▸ **Problem statement**: Omit all images. Write out the rest of the material exactly.

========================================

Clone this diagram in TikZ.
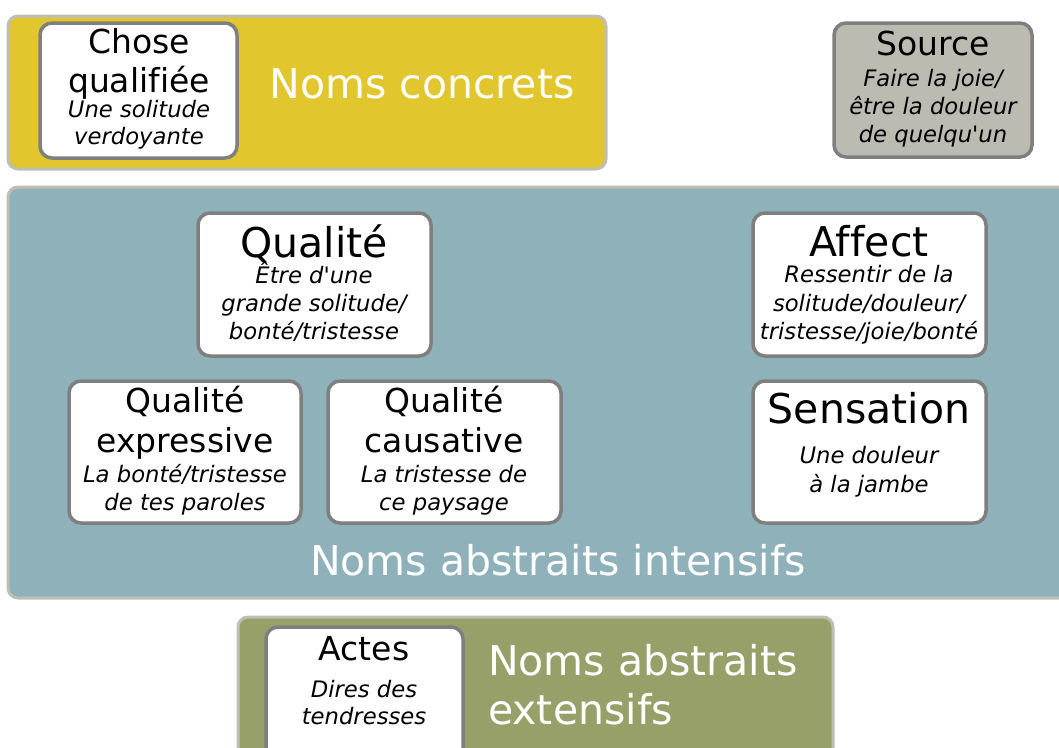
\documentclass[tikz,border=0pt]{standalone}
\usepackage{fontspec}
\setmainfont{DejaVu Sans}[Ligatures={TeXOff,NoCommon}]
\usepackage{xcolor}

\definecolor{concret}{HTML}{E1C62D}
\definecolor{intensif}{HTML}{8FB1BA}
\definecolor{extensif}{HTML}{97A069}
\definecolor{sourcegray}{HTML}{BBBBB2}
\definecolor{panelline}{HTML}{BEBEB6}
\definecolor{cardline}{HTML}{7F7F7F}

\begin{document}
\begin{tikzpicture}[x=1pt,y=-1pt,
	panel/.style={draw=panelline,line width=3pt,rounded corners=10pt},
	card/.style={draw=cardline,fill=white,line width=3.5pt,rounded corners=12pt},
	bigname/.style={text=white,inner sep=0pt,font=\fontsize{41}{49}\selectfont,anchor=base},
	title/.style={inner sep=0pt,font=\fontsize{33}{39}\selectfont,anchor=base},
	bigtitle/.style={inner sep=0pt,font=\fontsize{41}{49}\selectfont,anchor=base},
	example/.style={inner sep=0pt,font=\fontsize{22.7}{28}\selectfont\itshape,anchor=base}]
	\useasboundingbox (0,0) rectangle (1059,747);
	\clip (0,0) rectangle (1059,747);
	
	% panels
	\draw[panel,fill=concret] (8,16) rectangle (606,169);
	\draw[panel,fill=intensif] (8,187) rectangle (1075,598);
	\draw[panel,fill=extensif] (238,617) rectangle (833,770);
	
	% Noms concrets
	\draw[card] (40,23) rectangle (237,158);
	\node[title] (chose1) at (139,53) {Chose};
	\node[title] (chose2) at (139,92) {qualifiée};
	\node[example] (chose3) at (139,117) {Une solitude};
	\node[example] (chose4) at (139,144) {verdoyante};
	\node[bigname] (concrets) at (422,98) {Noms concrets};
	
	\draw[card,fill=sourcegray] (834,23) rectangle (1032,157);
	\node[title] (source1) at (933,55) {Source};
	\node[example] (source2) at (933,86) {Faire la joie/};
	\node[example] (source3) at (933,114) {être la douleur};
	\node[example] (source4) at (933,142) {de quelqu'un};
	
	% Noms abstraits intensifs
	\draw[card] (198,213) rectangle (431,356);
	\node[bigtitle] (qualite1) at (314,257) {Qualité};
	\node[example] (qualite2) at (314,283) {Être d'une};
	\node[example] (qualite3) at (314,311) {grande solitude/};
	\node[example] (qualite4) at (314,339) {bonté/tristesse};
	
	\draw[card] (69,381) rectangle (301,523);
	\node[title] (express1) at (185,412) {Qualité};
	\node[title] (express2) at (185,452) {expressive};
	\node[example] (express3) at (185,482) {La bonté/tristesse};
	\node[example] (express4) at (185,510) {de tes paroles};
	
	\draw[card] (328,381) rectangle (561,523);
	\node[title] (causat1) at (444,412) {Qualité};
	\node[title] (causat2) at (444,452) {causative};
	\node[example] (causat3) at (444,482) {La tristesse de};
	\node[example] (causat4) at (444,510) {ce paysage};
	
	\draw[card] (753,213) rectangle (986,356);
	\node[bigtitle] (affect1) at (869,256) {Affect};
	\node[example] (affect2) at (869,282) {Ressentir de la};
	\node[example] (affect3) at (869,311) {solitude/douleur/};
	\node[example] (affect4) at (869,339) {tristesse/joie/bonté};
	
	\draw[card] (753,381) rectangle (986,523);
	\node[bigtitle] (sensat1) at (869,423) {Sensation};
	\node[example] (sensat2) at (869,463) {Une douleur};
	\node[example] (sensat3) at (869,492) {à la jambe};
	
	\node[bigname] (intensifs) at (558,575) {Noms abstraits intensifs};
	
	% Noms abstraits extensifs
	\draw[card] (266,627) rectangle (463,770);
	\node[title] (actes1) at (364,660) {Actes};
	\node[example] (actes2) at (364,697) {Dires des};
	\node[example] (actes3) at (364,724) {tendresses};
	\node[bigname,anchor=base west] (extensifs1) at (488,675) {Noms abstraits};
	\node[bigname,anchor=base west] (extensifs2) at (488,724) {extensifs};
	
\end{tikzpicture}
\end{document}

========================================

▸ **Reply**:
Clone this diagram in TikZ.
\documentclass[tikz,border=0pt]{standalone}
\usepackage{fontspec}
\setmainfont{DejaVu Sans}[Ligatures={TeXOff,NoCommon}]
\usepackage{xcolor}

\definecolor{concret}{HTML}{E1C62D}
\definecolor{intensif}{HTML}{8FB1BA}
\definecolor{extensif}{HTML}{97A069}
\definecolor{sourcegray}{HTML}{BBBBB2}
\definecolor{panelline}{HTML}{BEBEB6}
\definecolor{cardline}{HTML}{7F7F7F}

\begin{document}
\begin{tikzpicture}[x=1pt,y=-1pt,
	panel/.style={draw=panelline,line width=3pt,rounded corners=10pt},
	card/.style={draw=cardline,fill=white,line width=3.5pt,rounded corners=12pt},
	bigname/.style={text=white,inner sep=0pt,font=\fontsize{41}{49}\selectfont,anchor=base},
	title/.style={inner sep=0pt,font=\fontsize{33}{39}\selectfont,anchor=base},
	bigtitle/.style={inner sep=0pt,font=\fontsize{41}{49}\selectfont,anchor=base},
	example/.style={inner sep=0pt,font=\fontsize{22.7}{28}\selectfont\itshape,anchor=base}]
	\useasboundingbox (0,0) rectangle (1059,747);
	\clip (0,0) rectangle (1059,747);
	
	% panels
	\draw[panel,fill=concret] (8,16) rectangle (606,169);
	\draw[panel,fill=intensif] (8,187) rectangle (1075,598);
	\draw[panel,fill=extensif] (238,617) rectangle (833,770);
	
	% Noms concrets
	\draw[card] (40,23) rectangle (237,158);
	\node[title] (chose1) at (139,53) {Chose};
	\node[title] (chose2) at (139,92) {qualifiée};
	\node[example] (chose3) at (139,117) {Une solitude};
	\node[example] (chose4) at (139,144) {verdoyante};
	\node[bigname] (concrets) at (422,98) {Noms concrets};
	
	\draw[card,fill=sourcegray] (834,23) rectangle (1032,157);
	\node[title] (source1) at (933,55) {Source};
	\node[example] (source2) at (933,86) {Faire la joie/};
	\node[example] (source3) at (933,114) {être la douleur};
	\node[example] (source4) at (933,142) {de quelqu'un};
	
	% Noms abstraits intensifs
	\draw[card] (198,213) rectangle (431,356);
	\node[bigtitle] (qualite1) at (314,257) {Qualité};
	\node[example] (qualite2) at (314,283) {Être d'une};
	\node[example] (qualite3) at (314,311) {grande solitude/};
	\node[example] (qualite4) at (314,339) {bonté/tristesse};
	
	\draw[card] (69,381) rectangle (301,523);
	\node[title] (express1) at (185,412) {Qualité};
	\node[title] (express2) at (185,452) {expressive};
	\node[example] (express3) at (185,482) {La bonté/tristesse};
	\node[example] (express4) at (185,510) {de tes paroles};
	
	\draw[card] (328,381) rectangle (561,523);
	\node[title] (causat1) at (444,412) {Qualité};
	\node[title] (causat2) at (444,452) {causative};
	\node[example] (causat3) at (444,482) {La tristesse de};
	\node[example] (causat4) at (444,510) {ce paysage};
	
	\draw[card] (753,213) rectangle (986,356);
	\node[bigtitle] (affect1) at (869,256) {Affect};
	\node[example] (affect2) at (869,282) {Ressentir de la};
	\node[example] (affect3) at (869,311) {solitude/douleur/};
	\node[example] (affect4) at (869,339) {tristesse/joie/bonté};
	
	\draw[card] (753,381) rectangle (986,523);
	\node[bigtitle] (sensat1) at (869,423) {Sensation};
	\node[example] (sensat2) at (869,463) {Une douleur};
	\node[example] (sensat3) at (869,492) {à la jambe};
	
	\node[bigname] (intensifs) at (558,575) {Noms abstraits intensifs};
	
	% Noms abstraits extensifs
	\draw[card] (266,627) rectangle (463,770);
	\node[title] (actes1) at (364,660) {Actes};
	\node[example] (actes2) at (364,697) {Dires des};
	\node[example] (actes3) at (364,724) {tendresses};
	\node[bigname,anchor=base west] (extensifs1) at (488,675) {Noms abstraits};
	\node[bigname,anchor=base west] (extensifs2) at (488,724) {extensifs};
	
\end{tikzpicture}
\end{document}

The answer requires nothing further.